His public, the people who’d been attracted to his site in droves by this time and were following his every move, were incensed. “You jumped the shark,” wrote one. “That’s the worst trade anyone has ever made,” griped another.
What they did not know was that MacDonald had a trick up his sleeve. Somewhere along the line, Corbin Bernsen, the actor, had learned of MacDonald’s quest. He was intrigued. And somewhere along the line, MacDonald had learned that Corbin Bernsen has one of the largest snow-globe collections in the world. (“Something like 60,000 of them,” says MacDonald.)
The dude who wanted to hang with Alice Cooper was told that the guitar he’d proposed as a trade was not gonna cut it.
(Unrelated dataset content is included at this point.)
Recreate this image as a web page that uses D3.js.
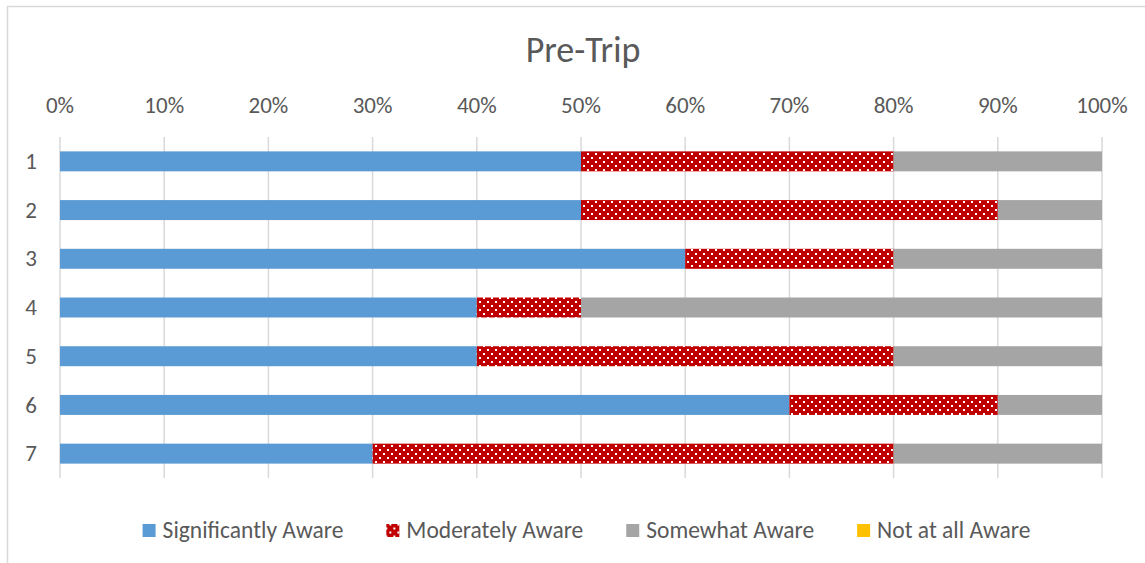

Other arrangements would have to be made. “A light bulb went off in my head,” says MacDonald. “I said, ‘This is gonna sound nuts, but do you have any snow globes?’ He said, ‘Yeah.’ I said, ‘What’s your best one?”
His best was a KISS snow globe.
And when Corbin Bernsen learned of this, he spake thusly: “Not only do I want that snow globe. I need it.”
So MacDonald flew to Tinseltown, where he traded with Bernsen for a speaking role in an “extremely-low-budget” movie called Donna on Demand.
And then, finally, the mayor of Kipling traded the house on Main Street in exchange for open auditions, which will be held there on Labor Day weekend. Media will descend from around the world.